At Nukus, the old cholinesterase method was used, and the faulty analysis it gave could well have been the main cause of failure. However, you can’t exclude the possibility that the military authorities were opposed to promoting A-230 as a chemical agent.
Before that I was already aware of a number of cases in which the military had some field analysis results adjusted downwards. This information came from a number of sources, including GOSNIIOKhT employees.
The situation dramatically improved in 1986, when Bogomazov was appointed Research Director in charge of all testing carried out by GOSNIIOKhT on the Nukus site. At that time he began working there on a regular basis. With his characteristic energy, Bogomazov had the test site provided with all the necessary equipment and instruments. It was staffed with the best specialists in analytical control, who were using chromatography for the analysis of samples on the highest scale. Sometimes the number of samples reached one thousand. The specialists who were sent to work in Nukus from GOSNIIOKhT and its branches saw their salaries raised.

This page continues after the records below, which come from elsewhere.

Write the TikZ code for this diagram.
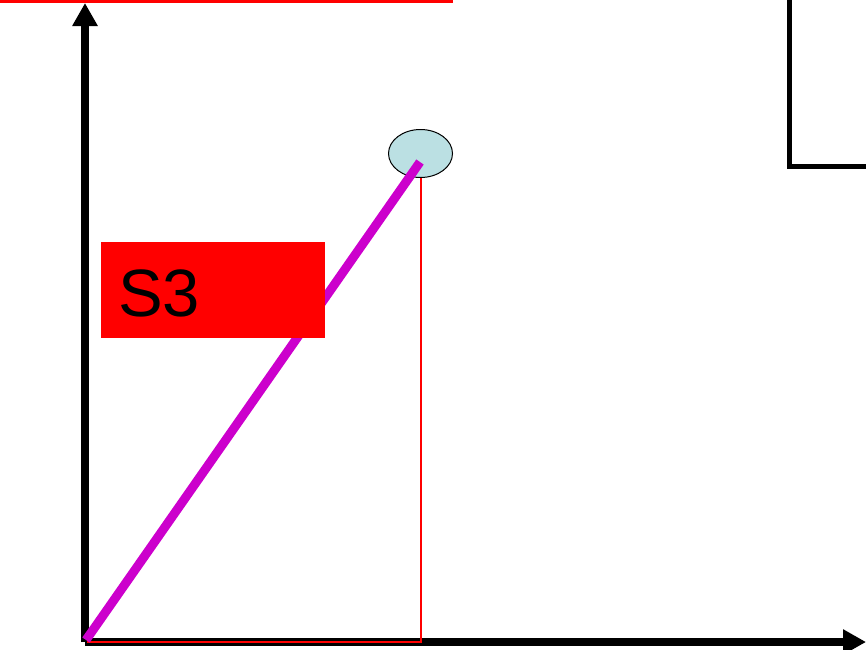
\documentclass[tikz,border=0pt]{standalone}
\usepackage{fontspec}
\setmainfont{Liberation Sans}
\usetikzlibrary{arrows.meta,shapes.geometric}

\definecolor{ballblue}{HTML}{BBE0E3}
\definecolor{rodmagenta}{HTML}{CC00CC}

\begin{document}
\begin{tikzpicture}[x=1pt,y=-1pt,>={Triangle[width=24pt,length=23pt]}]
  \useasboundingbox (0,0) rectangle (866,649);
  % axes
  \coordinate (o) at (85,642);
  \coordinate (ytop) at (85,3);
  \coordinate (xend) at (866,642);
  \draw[->,line width=8pt] (o) -- (ytop);
  \draw[->,line width=8pt] (o) -- (xend);
  % projection lines
  \coordinate (p0) at (87,642);
  \coordinate (pc) at (421,642);
  \coordinate (ptop) at (421,178);
  \draw[red,line width=2pt] (p0) -- (pc) -- (ptop);
  % ball and rod
  \node[ellipse,draw,fill=ballblue,line width=1pt,inner sep=0pt,
        minimum width=64pt,minimum height=48pt] (ball) at (420.5,153.5) {};
  \coordinate (rodbot) at (86,640);
  \coordinate (rodtop) at (420,162);
  \draw[rodmagenta,line width=9pt] (rodbot) -- (rodtop);
  % label box
  \node[fill=red,minimum width=224pt,minimum height=96pt,inner sep=0pt,
        anchor=north west] (s3box) at (101,242) {};
  \node[anchor=base west,inner sep=0pt,font=\fontsize{67}{70}\selectfont]
    (s3) at (118,316) {S3};
  % top red line
  \coordinate (r0) at (0,1.5);
  \coordinate (r1) at (453,1.5);
  \draw[red,line width=3pt] (r0) -- (r1);
  % corner box
  \coordinate (b0) at (789.5,0);
  \coordinate (b1) at (789.5,166);
  \coordinate (b2) at (866,166);
  \draw[line width=5pt] (b0) -- (b1) -- (b2);
\end{tikzpicture}
\end{document}
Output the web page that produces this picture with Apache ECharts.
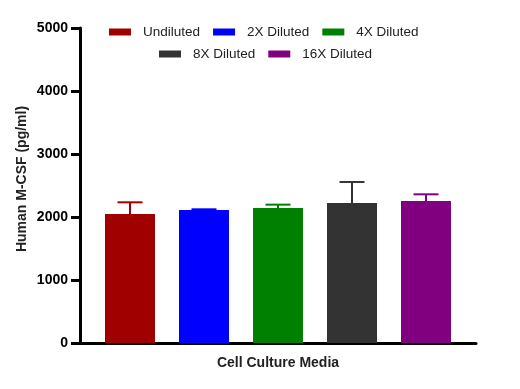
<!DOCTYPE html>
<html><head><meta charset="utf-8">
<script src="https://cdn.jsdelivr.net/npm/echarts@6/dist/echarts.min.js"></script>
<style>html,body{margin:0;padding:0;background:#fff}#c{width:520px;height:389px}</style>
</head><body><div id="c"></div>
<script>
const categories = ['Cell Culture Media'];
const seriesNames = ['Undiluted', '2X Diluted', '4X Diluted', '8X Diluted', '16X Diluted'];
const means = [2048, 2111, 2143, 2222, 2254];
const errUpper = [2233, 2122, 2196, 2556, 2360];
const colors = ['#a00000', '#0000ff', '#008000', '#333333', '#800080'];
const yTicks = [0, 1000, 2000, 3000, 4000, 5000];

const chart = echarts.init(document.getElementById('c'));
const barW = 50, step = 74;
const series = [];
seriesNames.forEach((n, i) => {
  series.push({
    name: n, type: 'bar', data: [means[i]], barWidth: barW, barGap: '48%',
    itemStyle: { color: colors[i] }
  });
});
seriesNames.forEach((n, i) => {
  series.push({
    name: n, type: 'custom', z: 1,
    data: [[0, means[i], errUpper[i]]],
    renderItem: function (params, api) {
      const base = api.coord([api.value(0), api.value(1)]);
      const top = api.coord([api.value(0), api.value(2)]);
      const x = base[0] + (i - 2) * step;
      const hw = 12.5;
      const st = { stroke: colors[i], lineWidth: 2 };
      return { type: 'group', children: [
        { type: 'line', shape: { x1: x, y1: base[1], x2: x, y2: top[1] }, style: st },
        { type: 'line', shape: { x1: x - hw, y1: top[1], x2: x + hw, y2: top[1] }, style: st }
      ]};
    }
  });
});

const legendBase = {
  itemWidth: 22, itemHeight: 7, itemGap: 13, icon: 'rect', padding: 0, orient: 'horizontal',
  textStyle: { fontFamily: 'Liberation Sans, Arial', fontSize: 13.5, color: '#222', padding: [0, 0, 0, 7] }
};

chart.setOption({
  animation: false,
  grid: { left: 80, right: 44, top: 28, bottom: 46 },
  legend: [
    Object.assign({ data: seriesNames.slice(0, 3), left: 109, top: 25 }, legendBase),
    Object.assign({ data: seriesNames.slice(3), left: 159, top: 47 }, legendBase)
  ],
  xAxis: {
    type: 'category', data: categories,
    name: 'Cell Culture Media', nameLocation: 'middle', nameGap: 13,
    nameTextStyle: { fontFamily: 'Liberation Sans, Arial', fontWeight: 'bold', fontSize: 14, color: '#222' },
    axisLine: { lineStyle: { color: '#000', width: 3 } },
    axisTick: { alignWithLabel: true, length: 7, lineStyle: { color: '#000', width: 3 } },
    axisLabel: { show: false }
  },
  yAxis: {
    type: 'value', min: 0, max: 5000, interval: 1000,
    name: 'Human M-CSF (pg/ml)', nameLocation: 'middle', nameGap: 51, nameRotate: 90,
    nameMoveOverlap: false,
    nameTextStyle: { fontFamily: 'Liberation Sans, Arial', fontWeight: 'bold', fontSize: 14, color: '#222',
      padding: [0, 0, 0, 13] },
    axisLine: { show: true, lineStyle: { color: '#000', width: 3 } },
    axisTick: { show: true, length: 9, lineStyle: { color: '#000', width: 3 } },
    axisLabel: { fontFamily: 'Liberation Sans, Arial', fontWeight: 'bold', fontSize: 14, color: '#000', margin: 12,
      formatter: v => String(v) },
    splitLine: { show: false }
  },
  series: series
});
</script></body></html>
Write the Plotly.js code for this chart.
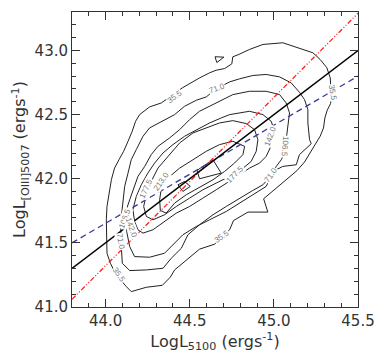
<!DOCTYPE html>
<html>
<head>
<meta charset="utf-8">
<script src="https://cdn.plot.ly/plotly-3.0.1.min.js"></script>
<style>
  html, body { margin: 0; padding: 0; background: #fff; }
  #plot { width: 374px; height: 363px; }
</style>
</head>
<body>
<div id="plot"></div>
<script>
// contour levels (counts), each traced as a closed polyline
c35_x = [44.152, 44.242, 44.337, 44.384, 44.410, 44.479, 44.558, 44.648, 44.737, 44.760, 44.846, 44.964, 44.939, 45.014, 45.083, 45.137, 45.182, 45.212, 45.246, 45.275, 45.295, 45.303, 45.317, 45.337, 45.341, 45.335, 45.315, 45.275, 45.232, 45.133, 45.053, 44.935, 44.855, 44.792, 44.756, 44.750, 44.707, 44.657, 44.618, 44.558, 44.509, 44.455, 44.400, 44.331, 44.261, 44.202, 44.178, 44.158, 44.133, 44.107, 44.079, 44.053, 44.034, 44.020, 44.008, 44.004, 44.004, 44.008, 44.028, 44.063, 44.123, 44.152]
c35_y = [41.120, 41.154, 41.169, 41.232, 41.289, 41.367, 41.451, 41.490, 41.602, 41.674, 41.740, 41.740, 41.844, 41.927, 42.000, 42.063, 42.130, 42.195, 42.273, 42.331, 42.396, 42.474, 42.534, 42.586, 42.656, 42.786, 42.865, 42.930, 42.982, 43.026, 43.060, 43.047, 43.008, 42.969, 42.951, 42.896, 42.859, 42.846, 42.826, 42.786, 42.747, 42.708, 42.656, 42.591, 42.560, 42.500, 42.448, 42.370, 42.292, 42.214, 42.148, 42.083, 41.992, 41.888, 41.784, 41.680, 41.549, 41.419, 41.341, 41.250, 41.159, 41.120]
c35b_x = [44.650, 44.703, 44.661, 44.650]
c35b_y = [42.951, 42.948, 42.906, 42.951]

c71_x = [44.796, 44.875, 44.954, 45.034, 45.103, 45.152, 45.182, 45.202, 45.202, 45.212, 45.222, 45.152, 45.133, 45.053, 45.014, 44.935, 44.875, 44.796, 44.717, 44.638, 44.558, 44.489, 44.450, 44.390, 44.341, 44.242, 44.143, 44.099, 44.093, 44.089, 44.103, 44.113, 44.133, 44.152, 44.182, 44.222, 44.261, 44.311, 44.360, 44.410, 44.469, 44.539, 44.598, 44.657, 44.737, 44.796]
c71_y = [42.779, 42.805, 42.813, 42.794, 42.747, 42.674, 42.617, 42.539, 42.435, 42.305, 42.273, 42.188, 42.109, 42.096, 42.070, 41.953, 41.909, 41.849, 41.784, 41.719, 41.641, 41.563, 41.458, 41.380, 41.302, 41.289, 41.284, 41.341, 41.471, 41.654, 41.836, 41.940, 42.044, 42.148, 42.227, 42.331, 42.396, 42.430, 42.461, 42.500, 42.565, 42.612, 42.638, 42.701, 42.755, 42.779]

c106_x = [44.855, 44.954, 45.034, 45.073, 45.093, 45.083, 45.073, 45.063, 45.044, 45.014, 44.984, 44.954, 44.875, 44.796, 44.717, 44.618, 44.539, 44.459, 44.400, 44.350, 44.261, 44.172, 44.143, 44.127, 44.119, 44.123, 44.143, 44.162, 44.192, 44.232, 44.271, 44.311, 44.380, 44.440, 44.499, 44.558, 44.657, 44.756, 44.855]
c106_y = [42.682, 42.682, 42.656, 42.591, 42.513, 42.409, 42.305, 42.201, 42.148, 42.096, 42.018, 41.940, 41.875, 41.810, 41.745, 41.680, 41.628, 41.563, 41.484, 41.419, 41.388, 41.393, 41.471, 41.576, 41.667, 41.758, 41.836, 41.914, 42.018, 42.096, 42.188, 42.253, 42.318, 42.383, 42.461, 42.526, 42.591, 42.656, 42.682]

c142_x = [44.737, 44.855, 44.935, 44.984, 45.004, 44.994, 44.978, 44.954, 44.915, 44.855, 44.796, 44.737, 44.657, 44.578, 44.499, 44.420, 44.350, 44.281, 44.222, 44.192, 44.172, 44.162, 44.182, 44.212, 44.251, 44.291, 44.341, 44.400, 44.469, 44.539, 44.618, 44.687, 44.737]
c142_y = [42.500, 42.526, 42.500, 42.448, 42.370, 42.305, 42.240, 42.174, 42.122, 42.083, 42.031, 41.979, 41.914, 41.849, 41.784, 41.732, 41.667, 41.602, 41.576, 41.602, 41.667, 41.758, 41.862, 41.953, 42.044, 42.122, 42.201, 42.266, 42.331, 42.383, 42.435, 42.474, 42.500]

c177_x = [44.519, 44.598, 44.677, 44.756, 44.836, 44.885, 44.905, 44.895, 44.865, 44.806, 44.737, 44.657, 44.578, 44.499, 44.420, 44.350, 44.281, 44.242, 44.226, 44.242, 44.271, 44.311, 44.370, 44.440, 44.519]
c177_y = [42.357, 42.396, 42.435, 42.453, 42.430, 42.383, 42.305, 42.214, 42.135, 42.070, 42.018, 41.966, 41.914, 41.849, 41.784, 41.719, 41.680, 41.706, 41.784, 41.875, 41.979, 42.083, 42.174, 42.279, 42.357]

c213_x = [44.321, 44.331, 44.370, 44.440, 44.519, 44.598, 44.677, 44.756, 44.826, 44.816, 44.766, 44.707, 44.638, 44.558, 44.479, 44.410, 44.360, 44.325, 44.321]
c213_y = [41.836, 41.927, 42.005, 42.083, 42.148, 42.214, 42.266, 42.292, 42.253, 42.188, 42.122, 42.057, 41.992, 41.935, 41.875, 41.810, 41.732, 41.753, 41.836]

c248_x = [44.543, 44.638, 44.687, 44.558, 44.543]
c248_y = [42.065, 42.148, 42.044, 42.000, 42.065]
c248b_x = [44.430, 44.469, 44.503, 44.459, 44.430]
c248b_y = [41.953, 41.979, 41.940, 41.901, 41.953]

// contour labels
lab_text = ['35.5', '35.5', '35.5', '35.5', '71.0', '71.0', '71.0', '106.5', '106.5', '142.0', '142.0', '177.5', '177.5', '213.0']
lab_x = [44.414, 45.347, 44.693, 44.077, 44.661, 44.980, 44.087, 44.113, 45.067, 44.156, 44.978, 44.242, 44.770, 44.331]
lab_y = [42.638, 42.669, 41.547, 41.253, 42.701, 42.026, 41.508, 41.693, 42.253, 41.615, 42.331, 41.922, 42.031, 41.979]
lab_angle = [-35, 80, -35, 55, -20, -55, 80, -70, 95, 70, -70, -65, -45, -55]

// fitted lines
fit_x = [43.8, 45.5]
fit_black = [41.30, 43.00]
fit_red = [41.06, 43.29]
fit_blue = [41.50, 42.80]

var contours = [
    [c35_x, c35_y], [c35b_x, c35b_y], [c71_x, c71_y], [c106_x, c106_y],
    [c142_x, c142_y], [c177_x, c177_y], [c213_x, c213_y],
    [c248_x, c248_y], [c248b_x, c248b_y]
]

var traces = contours.map(c => ({
    x: c[0], y: c[1],
    mode: 'lines', type: 'scatter',
    line: { color: '#222', width: 1 },
    hoverinfo: 'skip'
}))

traces.push({
    x: fit_x, y: fit_blue, mode: 'lines', type: 'scatter',
    line: { color: '#3a3a9a', width: 1.3, dash: '6px,4px' }
})
traces.push({
    x: fit_x, y: fit_red, mode: 'lines', type: 'scatter',
    line: { color: '#ff2020', width: 1.3, dash: '5px,2px,1px,2px,1px,2px' }
})
traces.push({
    x: fit_x, y: fit_black, mode: 'lines', type: 'scatter',
    line: { color: '#000', width: 1.5 }
})

var annotations = lab_text.map((t, i) => ({
    x: lab_x[i], y: lab_y[i], text: t,
    showarrow: false, textangle: lab_angle[i],
    font: { family: 'Liberation Sans, Arial, sans-serif', size: 8, color: '#777' },
    bgcolor: '#fff', borderpad: 0
}))

var tickFont = { family: 'DejaVu Sans, sans-serif', size: 15, color: '#333' }
var titleFont = { family: 'DejaVu Sans, sans-serif', size: 16, color: '#333' }

var layout = {
    width: 374, height: 363,
    margin: { l: 72, r: 16, t: 12, b: 56 },
    paper_bgcolor: '#fff', plot_bgcolor: '#fff',
    showlegend: false,
    xaxis: {
        range: [43.8, 45.5],
        tickvals: [44.0, 44.5, 45.0, 45.5],
        ticktext: ['44.0', '44.5', '45.0', '45.5'],
        ticklabeloverflow: 'allow',
        ticks: 'inside', ticklen: 8, tickcolor: '#333',
        minor: { dtick: 0.1, tick0: 43.8, ticks: 'inside', ticklen: 4, tickcolor: '#333' },
        showline: true, mirror: 'allticks', linecolor: '#333', linewidth: 1,
        showgrid: false, zeroline: false,
        tickfont: tickFont,
        title: { text: 'LogL<sub>5100</sub> (ergs<sup>-1</sup>)', font: titleFont, standoff: 3 }
    },
    yaxis: {
        range: [41.0, 43.3],
        tickvals: [41.0, 41.5, 42.0, 42.5, 43.0],
        ticktext: ['41.0', '41.5', '42.0', '42.5', '43.0'],
        ticklabeloverflow: 'allow',
        ticks: 'inside', ticklen: 8, tickcolor: '#333',
        minor: { dtick: 0.1, tick0: 41.0, ticks: 'inside', ticklen: 4, tickcolor: '#333' },
        showline: true, mirror: 'allticks', linecolor: '#333', linewidth: 1,
        showgrid: false, zeroline: false,
        tickfont: tickFont,
        title: { text: 'LogL<sub>[OIII]5007</sub> (ergs<sup>-1</sup>)', font: titleFont, standoff: 4 }
    },
    annotations: annotations
}

Plotly.newPlot('plot', traces, layout, { staticPlot: true })
</script>
</body>
</html>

Bogomazov quickly found a common language with the military people, as he had known many of them since his student days at MACD.
Possibly he could manipulate test results himself and adjust them upwards. However, I knew that the fate of the tests would not be decided by Bogomazov’s ability to manipulate the facts, but by more practical considerations. The military-chemical complex was badly in need of a stimulating factor, as Mikhail Gorbachev declared under perestroika.
If some sensational result was achieved by the military-chemical complex, this could engender such a stimulating factor, but that was possible only through close cooperation between civilian and the military leaders of the military-chemical complex.
In 1987, Petrunin announced at a party meeting that GOSNIIOKhT had achieved such a sensational success, one which only could happen once in every 40 years. He said the success could be called ground-breaking without any exaggeration.
At that meeting Bogomazov was sitting solemnly at the presidium, literally shining with happiness. He was so overcome with emotion that he occasionally closed his eyes for a long time. Almost everyone present at the meeting assumed that Petrunin was talking about the successful completion of tests on the new chemical agent A-230.
Still, I think that more than a few of the people present wondered: Why do we need all of that, when our country is suffering from acute shortages and everything is on the slippery slope down to Hell?
My story about Bogomazov would not be complete, if I didn’t tell you about his downfall.
Bogomazov achieved the height of his success in those days, but his active nature would not let him rest on his laurels. Time was working against him at GOSNIIOKhT, and his envious colleagues, and especially his boss Nikolai Kuznetsov, could not bear their lucky colleague’s success any more. Little by little, Bogomazov was pushed away from other promising research projects, in particular from testing the new binary weapons.